(Stored entries)
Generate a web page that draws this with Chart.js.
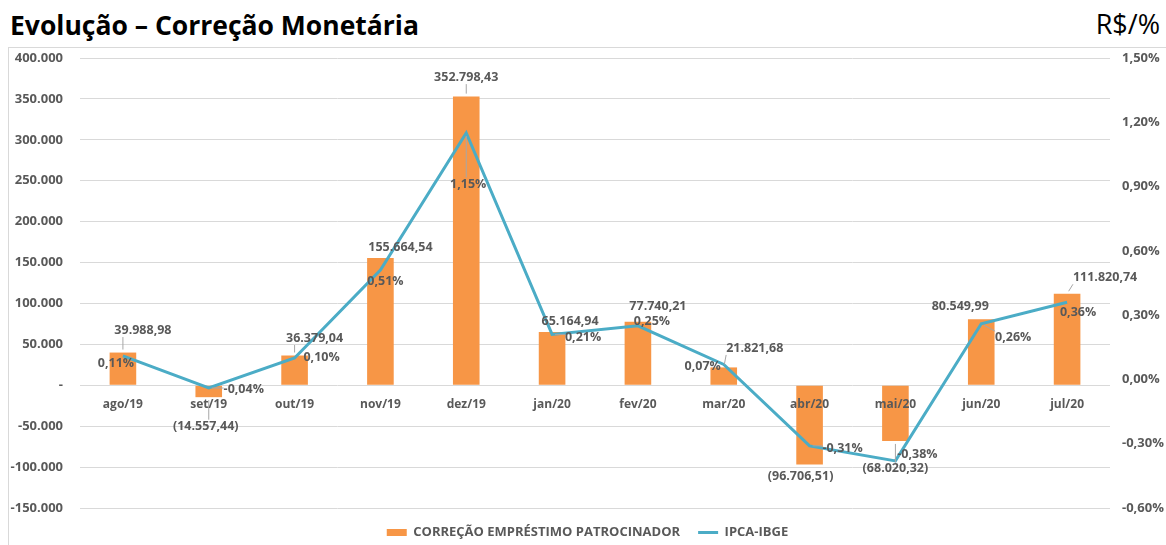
<!DOCTYPE html>
<html><head><meta charset="utf-8">
<script src="https://cdn.jsdelivr.net/npm/chart.js@4"></script>
<style>
html,body{margin:0;padding:0;background:#fff;}
body{width:1166px;height:545px;position:relative;overflow:hidden;font-family:"Open Sans",sans-serif;}
#title{position:absolute;left:10px;top:7px;font-size:26.5px;font-weight:700;color:#000;line-height:36px;white-space:nowrap;}
#unit{position:absolute;right:6px;top:6px;font-size:27px;color:#000;line-height:36px;}
#frame{position:absolute;left:8px;top:47px;width:1158px;height:498px;border-left:1px solid #d9d9d9;border-top:1px solid #d9d9d9;box-sizing:border-box;}
#wrap{position:absolute;left:9px;top:48px;width:1157px;height:497px;}
</style></head>
<body>
<div id="title">Evolução – Correção Monetária</div>
<div id="unit">R$/%</div>
<div id="frame"></div>
<div id="wrap"><canvas id="c"></canvas></div>
<script>
const categories = ['ago/19','set/19','out/19','nov/19','dez/19','jan/20','fev/20','mar/20','abr/20','mai/20','jun/20','jul/20'];
const correcaoValues = [39988.98, -14557.44, 36379.04, 155664.54, 352798.43, 65164.94, 77740.21, 21821.68, -96706.51, -68020.32, 80549.99, 111820.74];
const ipcaValues = [0.11, -0.04, 0.10, 0.51, 1.15, 0.21, 0.25, 0.07, -0.31, -0.38, 0.26, 0.36];
const leftAxisRange = {min: -150000, max: 400000, step: 50000};
const rightAxisRange = {min: -0.6, max: 1.5, step: 0.3};
const seriesNames = ['CORREÇÃO EMPRÉSTIMO PATROCINADOR', 'IPCA-IBGE'];

function fmtBR(v, dec){
  const s = Math.abs(v).toFixed(dec);
  let parts = s.split('.');
  let i = parts[0].replace(/\B(?=(\d{3})+(?!\d))/g, '.');
  return parts[1] ? i + ',' + parts[1] : i;
}
function fmtMoney(v){ return v < 0 ? '(' + fmtBR(v, 2) + ')' : fmtBR(v, 2); }
function fmtPct(v){ const r = Math.round(v*100)/100; return (r < 0 ? '-' : '') + Math.abs(r).toFixed(2).replace('.', ',') + '%'; }
function fmtLeft(v){ if (Math.abs(v) < 1e-9) return '-'; return (v < 0 ? '-' : '') + fmtBR(v, 0); }

const GREY = '#595959';
const FONT = '"Open Sans", sans-serif';
const CLEAR = 'rgba(0,0,0,0)';

const labelPlugin = {
  id: 'dataLabels',
  afterDatasetsDraw(chart, args, opts){
    const ctx = chart.ctx;
    ctx.save();
    ctx.font = 'bold 12.5px ' + FONT;
    ctx.textAlign = 'center';
    ctx.textBaseline = 'middle';
    chart.data.datasets.forEach((ds, di) => {
      const meta = chart.getDatasetMeta(di);
      const offs = opts.offsets[di];
      const fmt = di === 0 ? fmtMoney : fmtPct;
      meta.data.forEach((el, i) => {
        const v = ds.data[i];
        const ax = el.x, ay = el.y;
        const lx = ax + offs[i][0], ly = ay + offs[i][1];
        const text = fmt(v);
        const w = ctx.measureText(text).width, h = 13;
        const cx = Math.max(lx - w/2, Math.min(ax, lx + w/2));
        const cy = Math.max(ly - h/2, Math.min(ay, ly + h/2));
        const dist = Math.hypot(ax - cx, ay - cy);
        if (dist > 9) {
          const k = 3 / dist;
          ctx.beginPath();
          ctx.strokeStyle = '#a6a6a6';
          ctx.lineWidth = 1;
          ctx.moveTo(ax + (cx - ax) * k, ay + (cy - ay) * k);
          ctx.lineTo(cx, cy);
          ctx.stroke();
        }
        ctx.fillStyle = GREY;
        ctx.fillText(text, lx, ly);
      });
    });
    ctx.restore();
  }
};

new Chart(document.getElementById('c'), {
  type: 'bar',
  data: {
    labels: categories,
    datasets: [
      {
        type: 'bar',
        label: seriesNames[0],
        data: correcaoValues,
        backgroundColor: '#F79646',
        borderWidth: 0,
        yAxisID: 'y',
        order: 1,
        barPercentage: 0.62,
        categoryPercentage: 0.5
      },
      {
        type: 'line',
        label: seriesNames[1],
        data: ipcaValues,
        borderColor: '#4BACC6',
        backgroundColor: '#4BACC6',
        borderWidth: 3,
        pointRadius: 0,
        tension: 0,
        yAxisID: 'y1',
        order: 0
      }
    ]
  },
  options: {
    responsive: true,
    maintainAspectRatio: false,
    animation: false,
    layout: {padding: {top: 10, bottom: -4, left: 0, right: 0}},
    plugins: {
      tooltip: {enabled: false},
      legend: {
        position: 'bottom',
        labels: {
          usePointStyle: true,
          pointStyleWidth: 20,
          boxHeight: 7,
          padding: 18,
          color: GREY,
          font: {family: FONT, size: 13, weight: 'bold'},
          sort: (a, b) => a.datasetIndex - b.datasetIndex,
          generateLabels(chart){
            return chart.data.datasets.map((ds, i) => ({
              text: ds.label,
              datasetIndex: i,
              fillStyle: i === 0 ? '#F79646' : '#4BACC6',
              strokeStyle: i === 0 ? '#F79646' : '#4BACC6',
              lineWidth: i === 0 ? 0 : 3,
              pointStyle: i === 0 ? 'rect' : 'line',
              fontColor: GREY,
              hidden: false
            }));
          }
        }
      },
      dataLabels: {
        offsets: [
          [[20,-22],[-3,29],[20,-17],[20,-10],[0,-19],[18,-11],[20,-15],[31,-19],[-9,12],[0,28],[-21,-13],[38,-16]],
          [[-7,8],[35,1],[27,-1],[5,11],[2,51],[31,3],[14,-4],[-21,2],[33,3],[22,-6],[32,14],[11,10]]
        ]
      }
    },
    scales: {
      x: {
        position: {y: 0},
        grid: {display: false, drawTicks: false},
        border: {display: false},
        ticks: {z: 1, color: GREY, font: {family: FONT, size: 12, weight: 'bold'}, padding: 12, maxRotation: 0},
        afterFit(s){ s.height = 0; }
      },
      y: {
        position: 'left',
        min: leftAxisRange.min,
        max: leftAxisRange.max,
        grid: {color: '#d9d9d9', lineWidth: 1, drawTicks: true, tickLength: 17, tickColor: CLEAR},
        border: {display: false},
        ticks: {stepSize: leftAxisRange.step, color: GREY, font: {family: FONT, size: 13, weight: 'bold'}, padding: 0, callback: v => fmtLeft(v)},
        afterFit(s){ s.width = 71; }
      },
      y1: {
        position: 'right',
        min: rightAxisRange.min,
        max: rightAxisRange.max,
        grid: {display: false, drawTicks: true, tickLength: 12, tickColor: CLEAR},
        border: {display: false},
        ticks: {stepSize: rightAxisRange.step, color: GREY, font: {family: FONT, size: 13, weight: 'bold'}, padding: 0, callback: v => fmtPct(v)},
        afterFit(s){ s.width = 56; }
      }
    }
  },
  plugins: [labelPlugin]
});
</script>
</body></html>
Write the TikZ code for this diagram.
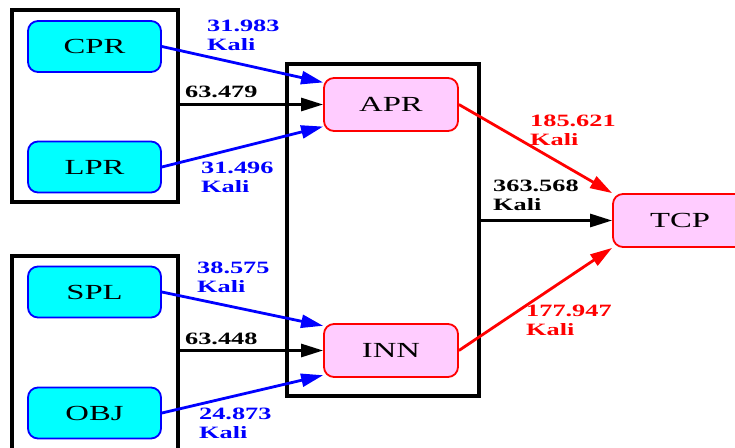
\documentclass[tikz,border=0pt]{standalone}
\usepackage{fontspec}
\setmainfont{Liberation Serif}[FakeStretch=1.52]
\usetikzlibrary{arrows.meta}
\definecolor{cfill}{RGB}{0,255,255}
\definecolor{pfill}{RGB}{255,204,255}

\begin{document}
\begin{tikzpicture}[
        x=1pt, y=-1pt,
        clus/.style={rectangle, draw, line width=4pt, inner sep=0pt},
        src/.style={rectangle, draw=blue, line width=1.8pt, rounded corners=10pt, fill=cfill, inner sep=0pt, minimum width=133pt, minimum height=51pt, font=\fontsize{21.5}{24}\selectfont},
        dst/.style={rectangle, draw=red, line width=1.8pt, rounded corners=10pt, fill=pfill, inner sep=0pt, minimum width=134pt, minimum height=53pt, font=\fontsize{21.5}{24}\selectfont},
        lbl/.style={anchor=north west, inner sep=0pt, align=left, font=\fontsize{17.3}{19}\selectfont\bfseries},
        flow/.style={line width=2.8pt, -{Triangle[length=22pt, width=13pt]}},
    ]
        \useasboundingbox (0,0) rectangle (735,447);

        % Cluster frames
        \node[clus, minimum width=166pt, minimum height=192pt] (C1) at (95, 106) {};
        \node[clus, minimum width=166pt, minimum height=200pt] (C2) at (95, 356) {};
        \node[clus, minimum width=192pt, minimum height=332pt] (C3) at (383, 230) {};

        % Inputs
        \node[src] (CPR) at (94.5, 46.5) {CPR};
        \node[src] (LPR) at (94.5, 167) {LPR};
        \node[src] (SPL) at (94.5, 292) {SPL};
        \node[src] (OBJ) at (94.5, 413) {OBJ};

        % Aggregates
        \node[dst] (APR) at (391, 104.5) {APR};
        \node[dst] (INN) at (391, 350.5) {INN};
        \node[dst] (TCP) at (680, 220.5) {TCP};

        % Connectors
        \draw[flow, blue] (CPR.east) -- (APR.162);
        \draw[flow, blue] (LPR.east) -- (APR.198);
        \draw[flow] (C1.east |- APR.west) -- (APR.west);
        \draw[flow, blue] (SPL.east) -- (INN.160);
        \draw[flow, blue] (OBJ.east) -- (INN.200);
        \draw[flow] (C2.east |- INN.west) -- (INN.west);
        \draw[flow, red] (APR.east) -- (TCP.north west);
        \draw[flow, red] (INN.east) -- (TCP.south west);
        \draw[flow] (C3.east |- TCP.west) -- (TCP.west);

        % Values
        \node[lbl, text=blue] (lCPR) at (207, 20) {31.983\\Kali};
        \node[lbl, text=blue] (lLPR) at (201, 162) {31.496\\Kali};
        \node[lbl] (lC1) at (185, 86) {63.479};
        \node[lbl, text=blue] (lSPL) at (197, 262) {38.575\\Kali};
        \node[lbl, text=blue] (lOBJ) at (199, 408) {24.873\\Kali};
        \node[lbl] (lC2) at (185, 333) {63.448};
        \node[lbl, text=red] (lAPR) at (530, 115) {185.621\\Kali};
        \node[lbl, text=red] (lINN) at (526, 305) {177.947\\Kali};
        \node[lbl] (lC3) at (493, 180) {363.568\\Kali};
    \end{tikzpicture}
\end{document}
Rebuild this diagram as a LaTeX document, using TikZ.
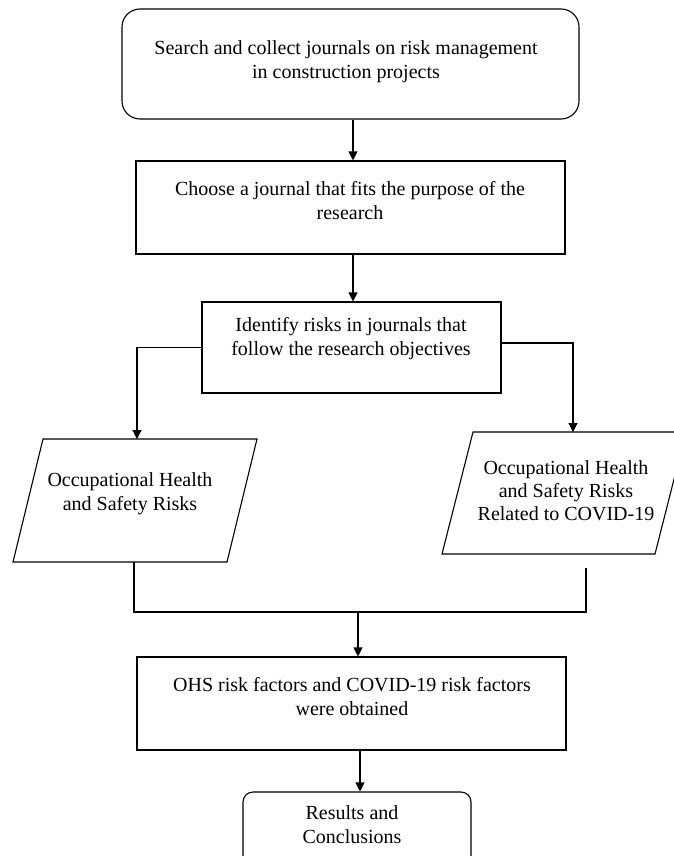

● **What the exercise asks**: For each line of the listing that holds the word "this", show that line.

● **Solution**:
Generate a web page that draws this with Chart.js.
Write the TikZ code for this diagram.
Rebuild this diagram as a LaTeX document, using TikZ.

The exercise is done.